SET EXERCISE
Everything from the line containing "Write a web" down to the line containing "const seriesNames = ['benign', 'attack'];" is to be returned exactly; include both boundary lines and leave out all others.

DATA ROWS
________________________
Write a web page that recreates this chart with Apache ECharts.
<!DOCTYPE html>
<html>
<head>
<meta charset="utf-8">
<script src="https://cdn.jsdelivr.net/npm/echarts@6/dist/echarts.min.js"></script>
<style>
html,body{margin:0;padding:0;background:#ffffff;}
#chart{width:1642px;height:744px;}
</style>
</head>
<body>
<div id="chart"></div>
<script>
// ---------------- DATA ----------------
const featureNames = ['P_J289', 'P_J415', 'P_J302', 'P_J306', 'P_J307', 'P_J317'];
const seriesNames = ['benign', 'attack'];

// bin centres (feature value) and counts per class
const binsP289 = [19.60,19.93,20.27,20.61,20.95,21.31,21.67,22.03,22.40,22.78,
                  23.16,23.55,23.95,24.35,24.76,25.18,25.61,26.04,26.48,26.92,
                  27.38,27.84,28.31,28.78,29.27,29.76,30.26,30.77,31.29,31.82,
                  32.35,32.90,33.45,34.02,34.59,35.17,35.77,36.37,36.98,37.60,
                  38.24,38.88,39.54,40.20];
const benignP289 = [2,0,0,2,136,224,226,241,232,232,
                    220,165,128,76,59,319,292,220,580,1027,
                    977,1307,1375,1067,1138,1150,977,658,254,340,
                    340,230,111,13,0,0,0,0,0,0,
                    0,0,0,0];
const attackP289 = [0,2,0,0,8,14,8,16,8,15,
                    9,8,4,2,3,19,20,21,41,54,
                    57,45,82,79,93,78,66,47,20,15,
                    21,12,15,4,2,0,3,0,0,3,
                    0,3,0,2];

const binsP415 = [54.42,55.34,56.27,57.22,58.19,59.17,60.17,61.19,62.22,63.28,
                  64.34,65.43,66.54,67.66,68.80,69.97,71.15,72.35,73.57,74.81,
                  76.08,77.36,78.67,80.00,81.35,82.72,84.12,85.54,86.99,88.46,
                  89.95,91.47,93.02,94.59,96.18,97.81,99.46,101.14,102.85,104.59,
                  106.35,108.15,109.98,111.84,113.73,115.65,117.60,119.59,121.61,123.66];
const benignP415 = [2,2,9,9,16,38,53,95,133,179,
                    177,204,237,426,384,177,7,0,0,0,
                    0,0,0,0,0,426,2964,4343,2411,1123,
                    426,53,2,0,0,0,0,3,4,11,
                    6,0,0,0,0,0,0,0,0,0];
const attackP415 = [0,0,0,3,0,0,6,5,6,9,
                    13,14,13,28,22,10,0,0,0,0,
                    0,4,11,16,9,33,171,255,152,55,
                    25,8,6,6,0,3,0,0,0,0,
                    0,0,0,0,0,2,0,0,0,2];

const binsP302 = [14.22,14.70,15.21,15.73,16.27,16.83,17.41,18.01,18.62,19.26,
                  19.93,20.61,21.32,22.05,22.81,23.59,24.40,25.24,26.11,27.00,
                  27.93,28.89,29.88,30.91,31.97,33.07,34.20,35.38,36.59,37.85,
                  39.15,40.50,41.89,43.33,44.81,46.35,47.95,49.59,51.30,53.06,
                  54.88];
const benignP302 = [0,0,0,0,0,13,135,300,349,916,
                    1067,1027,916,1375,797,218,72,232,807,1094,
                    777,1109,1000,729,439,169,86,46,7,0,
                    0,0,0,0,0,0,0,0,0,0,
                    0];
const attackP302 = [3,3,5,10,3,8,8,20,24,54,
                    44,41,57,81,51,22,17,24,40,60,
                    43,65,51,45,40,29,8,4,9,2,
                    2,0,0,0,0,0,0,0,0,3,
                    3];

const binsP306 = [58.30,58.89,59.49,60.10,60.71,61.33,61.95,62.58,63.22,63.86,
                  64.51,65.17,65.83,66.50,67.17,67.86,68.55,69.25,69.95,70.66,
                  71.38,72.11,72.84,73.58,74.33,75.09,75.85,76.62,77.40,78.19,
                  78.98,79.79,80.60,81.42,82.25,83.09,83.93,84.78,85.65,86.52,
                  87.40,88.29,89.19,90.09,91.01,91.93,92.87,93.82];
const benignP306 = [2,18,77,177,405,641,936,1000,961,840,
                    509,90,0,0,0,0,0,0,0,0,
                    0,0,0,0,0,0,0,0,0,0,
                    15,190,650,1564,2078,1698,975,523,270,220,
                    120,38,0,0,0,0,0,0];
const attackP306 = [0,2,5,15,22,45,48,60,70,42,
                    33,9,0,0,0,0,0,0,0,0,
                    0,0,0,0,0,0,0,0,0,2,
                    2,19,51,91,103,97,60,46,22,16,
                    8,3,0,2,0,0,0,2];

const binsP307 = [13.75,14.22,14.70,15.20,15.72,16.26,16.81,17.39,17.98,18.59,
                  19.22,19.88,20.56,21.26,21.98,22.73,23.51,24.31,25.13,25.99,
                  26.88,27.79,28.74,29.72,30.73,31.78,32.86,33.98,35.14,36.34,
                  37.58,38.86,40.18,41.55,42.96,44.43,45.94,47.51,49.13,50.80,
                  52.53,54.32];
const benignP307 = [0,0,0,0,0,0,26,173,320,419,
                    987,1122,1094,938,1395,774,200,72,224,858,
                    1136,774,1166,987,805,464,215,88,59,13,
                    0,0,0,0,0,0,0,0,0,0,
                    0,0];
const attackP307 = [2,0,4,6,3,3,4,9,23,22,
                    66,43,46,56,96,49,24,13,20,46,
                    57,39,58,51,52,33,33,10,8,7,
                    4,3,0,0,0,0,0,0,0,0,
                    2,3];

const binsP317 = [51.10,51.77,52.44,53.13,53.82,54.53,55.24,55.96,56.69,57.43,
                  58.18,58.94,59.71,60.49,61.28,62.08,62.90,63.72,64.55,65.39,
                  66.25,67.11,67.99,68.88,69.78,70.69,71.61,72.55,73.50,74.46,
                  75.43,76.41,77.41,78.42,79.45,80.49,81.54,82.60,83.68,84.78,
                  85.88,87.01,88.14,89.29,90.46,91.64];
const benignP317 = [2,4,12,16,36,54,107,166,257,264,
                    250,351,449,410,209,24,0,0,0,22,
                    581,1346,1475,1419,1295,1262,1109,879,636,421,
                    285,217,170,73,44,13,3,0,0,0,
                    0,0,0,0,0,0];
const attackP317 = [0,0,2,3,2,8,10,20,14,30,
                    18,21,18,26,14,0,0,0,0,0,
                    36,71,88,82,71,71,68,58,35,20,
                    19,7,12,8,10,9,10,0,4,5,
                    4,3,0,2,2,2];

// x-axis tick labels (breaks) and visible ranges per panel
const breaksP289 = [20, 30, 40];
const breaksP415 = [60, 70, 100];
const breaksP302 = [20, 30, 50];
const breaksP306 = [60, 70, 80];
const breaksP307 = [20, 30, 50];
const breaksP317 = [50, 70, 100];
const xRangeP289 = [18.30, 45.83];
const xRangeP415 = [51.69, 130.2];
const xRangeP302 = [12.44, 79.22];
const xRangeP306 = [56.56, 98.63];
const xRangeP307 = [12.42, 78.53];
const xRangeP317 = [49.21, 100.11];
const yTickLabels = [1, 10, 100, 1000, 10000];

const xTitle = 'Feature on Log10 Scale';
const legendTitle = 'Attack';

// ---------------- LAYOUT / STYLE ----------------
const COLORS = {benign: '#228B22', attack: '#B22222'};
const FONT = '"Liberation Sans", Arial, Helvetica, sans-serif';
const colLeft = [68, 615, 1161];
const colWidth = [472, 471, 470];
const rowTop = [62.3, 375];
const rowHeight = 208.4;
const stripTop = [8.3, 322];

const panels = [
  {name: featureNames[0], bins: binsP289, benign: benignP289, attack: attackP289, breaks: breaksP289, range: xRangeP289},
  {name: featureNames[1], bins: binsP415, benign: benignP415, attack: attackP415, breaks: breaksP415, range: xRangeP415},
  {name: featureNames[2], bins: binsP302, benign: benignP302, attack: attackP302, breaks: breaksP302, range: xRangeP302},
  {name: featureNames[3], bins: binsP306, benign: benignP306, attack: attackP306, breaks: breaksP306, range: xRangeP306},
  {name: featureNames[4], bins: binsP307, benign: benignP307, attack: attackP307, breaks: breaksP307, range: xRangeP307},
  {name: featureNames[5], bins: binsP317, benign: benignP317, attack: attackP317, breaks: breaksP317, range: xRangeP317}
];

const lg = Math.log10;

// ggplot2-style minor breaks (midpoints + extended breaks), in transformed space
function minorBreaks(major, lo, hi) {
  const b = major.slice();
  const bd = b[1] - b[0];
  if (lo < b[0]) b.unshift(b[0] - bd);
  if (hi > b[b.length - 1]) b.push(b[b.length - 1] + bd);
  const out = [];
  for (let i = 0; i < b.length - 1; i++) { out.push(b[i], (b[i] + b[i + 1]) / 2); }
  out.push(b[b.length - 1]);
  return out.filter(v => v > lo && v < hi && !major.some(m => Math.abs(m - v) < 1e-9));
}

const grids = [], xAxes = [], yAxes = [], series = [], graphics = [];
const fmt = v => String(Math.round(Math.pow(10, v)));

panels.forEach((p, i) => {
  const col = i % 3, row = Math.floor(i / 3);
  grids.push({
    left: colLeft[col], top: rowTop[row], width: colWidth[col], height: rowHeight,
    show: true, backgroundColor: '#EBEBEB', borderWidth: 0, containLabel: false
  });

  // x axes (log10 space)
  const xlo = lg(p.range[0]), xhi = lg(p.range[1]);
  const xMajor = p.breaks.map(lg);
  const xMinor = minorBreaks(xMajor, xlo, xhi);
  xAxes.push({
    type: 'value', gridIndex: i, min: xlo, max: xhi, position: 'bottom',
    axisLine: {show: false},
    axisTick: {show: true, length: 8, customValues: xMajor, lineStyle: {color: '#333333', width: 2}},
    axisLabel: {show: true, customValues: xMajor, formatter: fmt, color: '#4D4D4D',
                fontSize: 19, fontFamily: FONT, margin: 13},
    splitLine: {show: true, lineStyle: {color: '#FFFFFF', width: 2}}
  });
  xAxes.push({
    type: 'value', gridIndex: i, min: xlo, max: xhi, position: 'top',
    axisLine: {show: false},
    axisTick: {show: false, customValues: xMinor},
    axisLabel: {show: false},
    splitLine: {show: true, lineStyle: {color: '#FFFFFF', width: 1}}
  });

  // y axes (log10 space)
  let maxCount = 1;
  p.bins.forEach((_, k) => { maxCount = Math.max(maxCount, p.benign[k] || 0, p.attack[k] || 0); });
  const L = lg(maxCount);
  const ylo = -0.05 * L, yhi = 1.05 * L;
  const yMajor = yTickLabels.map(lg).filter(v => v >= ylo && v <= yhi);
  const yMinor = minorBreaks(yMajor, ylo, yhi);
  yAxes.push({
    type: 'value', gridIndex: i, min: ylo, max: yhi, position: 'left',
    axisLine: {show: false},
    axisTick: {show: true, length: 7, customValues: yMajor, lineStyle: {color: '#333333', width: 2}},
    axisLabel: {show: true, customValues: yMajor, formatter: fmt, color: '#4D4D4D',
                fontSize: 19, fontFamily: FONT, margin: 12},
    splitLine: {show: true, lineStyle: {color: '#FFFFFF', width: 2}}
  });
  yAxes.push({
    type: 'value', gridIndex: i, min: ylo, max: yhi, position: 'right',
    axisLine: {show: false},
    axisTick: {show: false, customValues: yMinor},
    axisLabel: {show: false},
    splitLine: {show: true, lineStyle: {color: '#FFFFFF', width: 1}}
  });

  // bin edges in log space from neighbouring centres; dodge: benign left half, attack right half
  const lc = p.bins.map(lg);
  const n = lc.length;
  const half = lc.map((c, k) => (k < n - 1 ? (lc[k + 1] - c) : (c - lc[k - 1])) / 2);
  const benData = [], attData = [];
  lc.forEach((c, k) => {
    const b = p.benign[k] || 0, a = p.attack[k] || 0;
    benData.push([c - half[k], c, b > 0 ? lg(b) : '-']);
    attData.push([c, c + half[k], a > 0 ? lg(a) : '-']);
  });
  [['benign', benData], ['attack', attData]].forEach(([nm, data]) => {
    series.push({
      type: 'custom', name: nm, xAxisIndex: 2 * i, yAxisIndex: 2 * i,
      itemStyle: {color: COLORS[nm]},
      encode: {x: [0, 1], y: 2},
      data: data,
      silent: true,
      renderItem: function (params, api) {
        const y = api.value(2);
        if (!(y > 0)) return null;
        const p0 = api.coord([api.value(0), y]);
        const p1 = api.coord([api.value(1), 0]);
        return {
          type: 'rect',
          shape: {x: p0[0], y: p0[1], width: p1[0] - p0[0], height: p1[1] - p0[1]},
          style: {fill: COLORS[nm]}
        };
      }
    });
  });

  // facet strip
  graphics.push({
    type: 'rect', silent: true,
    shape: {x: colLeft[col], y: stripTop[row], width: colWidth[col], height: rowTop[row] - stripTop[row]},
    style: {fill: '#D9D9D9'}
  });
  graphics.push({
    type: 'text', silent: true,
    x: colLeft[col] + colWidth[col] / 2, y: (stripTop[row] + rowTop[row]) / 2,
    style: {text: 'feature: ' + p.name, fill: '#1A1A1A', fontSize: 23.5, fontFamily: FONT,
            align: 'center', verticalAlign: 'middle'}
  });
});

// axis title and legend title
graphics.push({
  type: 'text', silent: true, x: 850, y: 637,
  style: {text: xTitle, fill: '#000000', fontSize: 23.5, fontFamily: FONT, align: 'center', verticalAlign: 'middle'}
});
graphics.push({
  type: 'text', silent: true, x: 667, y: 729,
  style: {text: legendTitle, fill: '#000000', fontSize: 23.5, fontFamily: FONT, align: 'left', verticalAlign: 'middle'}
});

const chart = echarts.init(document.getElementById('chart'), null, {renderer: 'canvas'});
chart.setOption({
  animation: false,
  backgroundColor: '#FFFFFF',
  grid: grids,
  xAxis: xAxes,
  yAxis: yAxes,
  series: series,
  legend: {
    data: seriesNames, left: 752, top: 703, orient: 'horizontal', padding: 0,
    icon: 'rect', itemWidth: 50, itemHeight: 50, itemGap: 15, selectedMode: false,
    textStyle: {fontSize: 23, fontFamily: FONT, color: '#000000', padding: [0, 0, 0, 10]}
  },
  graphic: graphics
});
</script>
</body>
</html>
________________________
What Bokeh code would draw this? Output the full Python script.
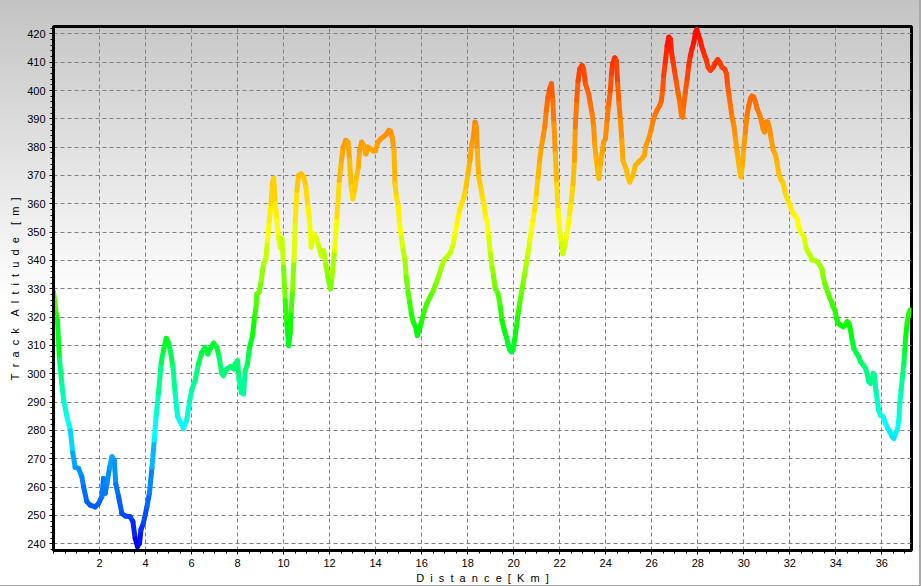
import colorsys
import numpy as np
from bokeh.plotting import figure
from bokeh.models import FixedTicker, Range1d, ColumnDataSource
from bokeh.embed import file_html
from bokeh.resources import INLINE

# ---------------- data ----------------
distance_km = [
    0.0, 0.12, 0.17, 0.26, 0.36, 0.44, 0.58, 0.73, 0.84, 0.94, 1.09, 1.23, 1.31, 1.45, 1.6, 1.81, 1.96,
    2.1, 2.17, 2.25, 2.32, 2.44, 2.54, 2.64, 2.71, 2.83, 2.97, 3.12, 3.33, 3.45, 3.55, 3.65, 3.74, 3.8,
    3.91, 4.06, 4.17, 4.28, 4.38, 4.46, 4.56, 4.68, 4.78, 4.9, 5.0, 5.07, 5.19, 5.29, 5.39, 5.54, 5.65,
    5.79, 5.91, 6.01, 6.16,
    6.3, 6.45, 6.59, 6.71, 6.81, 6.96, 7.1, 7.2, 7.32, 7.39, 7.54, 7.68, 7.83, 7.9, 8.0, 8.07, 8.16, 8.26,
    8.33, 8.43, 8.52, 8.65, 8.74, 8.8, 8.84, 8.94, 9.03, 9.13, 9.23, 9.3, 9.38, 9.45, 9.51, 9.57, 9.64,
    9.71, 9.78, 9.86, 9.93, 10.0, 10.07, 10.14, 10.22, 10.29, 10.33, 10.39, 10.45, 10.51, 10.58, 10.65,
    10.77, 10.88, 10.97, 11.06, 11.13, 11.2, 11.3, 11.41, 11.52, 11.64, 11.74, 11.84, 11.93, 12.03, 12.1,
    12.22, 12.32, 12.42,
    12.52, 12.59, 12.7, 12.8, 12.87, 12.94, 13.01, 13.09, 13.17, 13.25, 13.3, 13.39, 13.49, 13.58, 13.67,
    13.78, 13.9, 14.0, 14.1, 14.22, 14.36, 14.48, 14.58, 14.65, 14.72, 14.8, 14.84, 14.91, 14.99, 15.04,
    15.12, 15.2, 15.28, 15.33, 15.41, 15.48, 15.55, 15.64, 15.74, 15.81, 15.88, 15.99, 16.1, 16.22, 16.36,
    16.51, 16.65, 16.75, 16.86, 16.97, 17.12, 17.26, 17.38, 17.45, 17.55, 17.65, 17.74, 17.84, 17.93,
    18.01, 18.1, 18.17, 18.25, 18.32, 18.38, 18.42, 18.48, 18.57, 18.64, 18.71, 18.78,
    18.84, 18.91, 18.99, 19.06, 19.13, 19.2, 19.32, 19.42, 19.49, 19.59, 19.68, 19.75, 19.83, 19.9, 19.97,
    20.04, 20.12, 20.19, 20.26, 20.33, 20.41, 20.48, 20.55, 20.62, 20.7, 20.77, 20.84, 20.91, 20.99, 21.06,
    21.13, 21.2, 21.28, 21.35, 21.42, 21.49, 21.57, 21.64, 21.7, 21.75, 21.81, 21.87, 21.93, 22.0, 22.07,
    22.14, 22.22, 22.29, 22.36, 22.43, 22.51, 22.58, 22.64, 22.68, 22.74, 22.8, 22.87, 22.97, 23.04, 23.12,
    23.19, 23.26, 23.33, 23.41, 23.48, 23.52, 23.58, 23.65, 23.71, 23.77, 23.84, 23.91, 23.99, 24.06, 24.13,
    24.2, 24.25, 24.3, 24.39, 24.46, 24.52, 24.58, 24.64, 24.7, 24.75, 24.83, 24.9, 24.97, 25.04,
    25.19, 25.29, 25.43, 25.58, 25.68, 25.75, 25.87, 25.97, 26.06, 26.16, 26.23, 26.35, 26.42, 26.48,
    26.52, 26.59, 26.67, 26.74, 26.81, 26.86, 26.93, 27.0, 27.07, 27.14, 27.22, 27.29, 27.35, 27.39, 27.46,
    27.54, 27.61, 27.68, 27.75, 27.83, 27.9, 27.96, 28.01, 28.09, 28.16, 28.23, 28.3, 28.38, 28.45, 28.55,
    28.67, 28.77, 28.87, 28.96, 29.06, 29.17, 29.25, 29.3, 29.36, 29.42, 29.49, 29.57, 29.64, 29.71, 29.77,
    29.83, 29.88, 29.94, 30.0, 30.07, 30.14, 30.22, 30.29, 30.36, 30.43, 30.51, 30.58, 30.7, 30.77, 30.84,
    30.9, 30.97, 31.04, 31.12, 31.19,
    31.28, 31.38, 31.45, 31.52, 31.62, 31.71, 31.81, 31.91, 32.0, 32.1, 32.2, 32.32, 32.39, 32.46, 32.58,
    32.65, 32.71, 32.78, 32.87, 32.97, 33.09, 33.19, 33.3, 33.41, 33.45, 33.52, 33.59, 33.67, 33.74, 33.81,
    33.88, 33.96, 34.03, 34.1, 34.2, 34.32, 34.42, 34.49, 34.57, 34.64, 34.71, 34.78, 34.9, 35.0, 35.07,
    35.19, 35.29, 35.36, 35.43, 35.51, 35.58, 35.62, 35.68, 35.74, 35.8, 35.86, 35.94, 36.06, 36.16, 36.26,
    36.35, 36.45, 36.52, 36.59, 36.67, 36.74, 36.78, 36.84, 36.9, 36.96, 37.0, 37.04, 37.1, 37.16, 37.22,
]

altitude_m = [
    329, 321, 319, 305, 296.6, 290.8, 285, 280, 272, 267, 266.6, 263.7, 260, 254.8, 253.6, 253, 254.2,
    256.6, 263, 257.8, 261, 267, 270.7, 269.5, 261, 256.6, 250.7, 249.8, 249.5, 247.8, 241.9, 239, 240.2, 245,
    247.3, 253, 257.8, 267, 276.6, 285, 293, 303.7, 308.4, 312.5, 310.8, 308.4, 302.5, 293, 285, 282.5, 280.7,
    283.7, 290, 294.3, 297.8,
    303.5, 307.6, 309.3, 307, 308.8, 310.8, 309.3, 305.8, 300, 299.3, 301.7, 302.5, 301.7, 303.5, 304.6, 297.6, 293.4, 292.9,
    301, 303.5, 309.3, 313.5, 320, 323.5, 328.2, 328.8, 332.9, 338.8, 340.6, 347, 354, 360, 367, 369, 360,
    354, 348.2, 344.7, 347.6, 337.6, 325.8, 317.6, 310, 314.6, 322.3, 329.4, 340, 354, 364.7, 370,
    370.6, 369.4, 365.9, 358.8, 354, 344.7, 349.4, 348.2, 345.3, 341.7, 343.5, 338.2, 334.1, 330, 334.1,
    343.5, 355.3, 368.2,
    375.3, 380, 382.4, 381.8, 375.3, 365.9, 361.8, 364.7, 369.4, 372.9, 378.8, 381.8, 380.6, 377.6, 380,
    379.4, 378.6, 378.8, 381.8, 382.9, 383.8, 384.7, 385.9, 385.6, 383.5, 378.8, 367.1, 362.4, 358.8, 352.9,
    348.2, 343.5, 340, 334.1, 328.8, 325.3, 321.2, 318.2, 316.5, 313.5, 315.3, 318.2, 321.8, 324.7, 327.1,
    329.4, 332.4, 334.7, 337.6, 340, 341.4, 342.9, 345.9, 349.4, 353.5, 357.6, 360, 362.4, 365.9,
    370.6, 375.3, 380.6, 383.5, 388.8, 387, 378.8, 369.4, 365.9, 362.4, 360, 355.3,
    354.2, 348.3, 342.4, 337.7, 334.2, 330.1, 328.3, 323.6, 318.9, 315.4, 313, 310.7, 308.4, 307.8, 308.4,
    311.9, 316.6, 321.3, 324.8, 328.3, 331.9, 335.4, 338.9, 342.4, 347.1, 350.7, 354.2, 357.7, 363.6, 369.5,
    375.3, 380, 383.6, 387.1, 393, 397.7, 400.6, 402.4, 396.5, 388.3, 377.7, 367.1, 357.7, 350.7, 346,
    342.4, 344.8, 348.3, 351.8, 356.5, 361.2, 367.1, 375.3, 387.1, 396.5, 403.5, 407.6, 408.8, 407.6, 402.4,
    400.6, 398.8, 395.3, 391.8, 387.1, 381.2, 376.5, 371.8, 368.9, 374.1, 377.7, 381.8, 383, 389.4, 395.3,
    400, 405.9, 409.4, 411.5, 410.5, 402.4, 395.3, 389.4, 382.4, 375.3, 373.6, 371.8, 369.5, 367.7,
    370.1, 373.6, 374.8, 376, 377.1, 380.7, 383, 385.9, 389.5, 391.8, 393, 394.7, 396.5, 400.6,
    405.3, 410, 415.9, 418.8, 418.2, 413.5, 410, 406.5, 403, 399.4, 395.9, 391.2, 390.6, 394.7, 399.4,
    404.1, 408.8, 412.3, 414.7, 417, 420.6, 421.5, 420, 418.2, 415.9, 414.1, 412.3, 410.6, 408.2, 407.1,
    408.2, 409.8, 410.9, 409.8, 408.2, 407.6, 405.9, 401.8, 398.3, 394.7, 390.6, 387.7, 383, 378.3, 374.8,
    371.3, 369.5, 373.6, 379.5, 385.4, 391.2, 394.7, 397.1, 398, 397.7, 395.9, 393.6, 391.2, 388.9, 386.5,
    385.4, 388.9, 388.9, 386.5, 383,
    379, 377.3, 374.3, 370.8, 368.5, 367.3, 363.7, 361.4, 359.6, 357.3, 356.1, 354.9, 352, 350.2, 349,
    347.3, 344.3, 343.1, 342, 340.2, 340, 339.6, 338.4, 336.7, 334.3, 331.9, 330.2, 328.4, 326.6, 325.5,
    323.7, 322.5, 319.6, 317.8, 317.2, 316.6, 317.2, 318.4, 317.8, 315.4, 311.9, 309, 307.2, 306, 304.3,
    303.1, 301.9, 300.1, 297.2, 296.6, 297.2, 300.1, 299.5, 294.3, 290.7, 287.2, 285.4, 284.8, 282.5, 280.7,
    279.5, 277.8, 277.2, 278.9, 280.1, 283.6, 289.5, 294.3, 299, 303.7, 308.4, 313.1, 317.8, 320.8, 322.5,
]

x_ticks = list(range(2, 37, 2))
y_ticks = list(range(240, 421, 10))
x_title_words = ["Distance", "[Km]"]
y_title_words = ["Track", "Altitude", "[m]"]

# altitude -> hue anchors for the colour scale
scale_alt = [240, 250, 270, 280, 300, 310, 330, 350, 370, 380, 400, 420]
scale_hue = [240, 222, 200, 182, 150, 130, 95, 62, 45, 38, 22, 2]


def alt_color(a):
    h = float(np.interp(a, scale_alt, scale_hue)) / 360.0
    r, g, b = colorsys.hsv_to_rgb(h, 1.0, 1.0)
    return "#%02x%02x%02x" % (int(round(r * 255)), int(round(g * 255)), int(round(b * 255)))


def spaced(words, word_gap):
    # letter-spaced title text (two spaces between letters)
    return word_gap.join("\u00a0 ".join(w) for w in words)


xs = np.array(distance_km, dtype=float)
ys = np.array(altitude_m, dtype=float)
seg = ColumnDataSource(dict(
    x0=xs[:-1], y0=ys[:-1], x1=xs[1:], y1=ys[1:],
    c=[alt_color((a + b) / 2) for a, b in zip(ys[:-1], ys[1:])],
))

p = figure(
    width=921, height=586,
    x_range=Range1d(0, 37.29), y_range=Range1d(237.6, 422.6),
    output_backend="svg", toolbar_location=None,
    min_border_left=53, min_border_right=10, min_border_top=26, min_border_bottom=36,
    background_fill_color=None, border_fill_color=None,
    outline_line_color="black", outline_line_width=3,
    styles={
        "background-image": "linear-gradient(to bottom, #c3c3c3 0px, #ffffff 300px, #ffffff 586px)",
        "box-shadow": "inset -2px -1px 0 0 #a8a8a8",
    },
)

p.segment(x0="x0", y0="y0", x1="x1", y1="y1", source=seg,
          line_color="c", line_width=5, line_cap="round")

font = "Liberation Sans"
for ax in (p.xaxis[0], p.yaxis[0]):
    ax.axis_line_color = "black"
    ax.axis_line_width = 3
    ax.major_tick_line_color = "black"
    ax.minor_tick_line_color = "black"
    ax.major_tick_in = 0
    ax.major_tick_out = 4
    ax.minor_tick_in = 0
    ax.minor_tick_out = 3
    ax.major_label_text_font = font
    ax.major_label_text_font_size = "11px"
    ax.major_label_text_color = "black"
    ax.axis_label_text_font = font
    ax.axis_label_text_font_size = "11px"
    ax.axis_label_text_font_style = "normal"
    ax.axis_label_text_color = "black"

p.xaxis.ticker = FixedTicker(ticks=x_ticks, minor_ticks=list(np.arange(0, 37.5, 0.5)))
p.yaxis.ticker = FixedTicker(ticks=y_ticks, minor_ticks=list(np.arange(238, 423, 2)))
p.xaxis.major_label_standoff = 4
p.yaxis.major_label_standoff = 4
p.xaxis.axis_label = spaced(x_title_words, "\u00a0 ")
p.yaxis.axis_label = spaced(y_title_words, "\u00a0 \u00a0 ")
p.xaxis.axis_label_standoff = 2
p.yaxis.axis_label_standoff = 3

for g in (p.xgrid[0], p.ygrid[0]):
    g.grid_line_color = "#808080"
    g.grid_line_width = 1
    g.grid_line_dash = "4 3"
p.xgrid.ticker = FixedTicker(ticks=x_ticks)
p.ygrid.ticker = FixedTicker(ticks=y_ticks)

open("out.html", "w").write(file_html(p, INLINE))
________________________
SOLVED PROBLEM
Write a web page that recreates this chart with Apache ECharts.
<!DOCTYPE html>
<html>
<head>
<meta charset="utf-8">
<script src="https://cdn.jsdelivr.net/npm/echarts@6/dist/echarts.min.js"></script>
<style>
html,body{margin:0;padding:0;background:#ffffff;}
#chart{width:1642px;height:744px;}
</style>
</head>
<body>
<div id="chart"></div>
<script>
// ---------------- DATA ----------------
const featureNames = ['P_J289', 'P_J415', 'P_J302', 'P_J306', 'P_J307', 'P_J317'];
const seriesNames = ['benign', 'attack'];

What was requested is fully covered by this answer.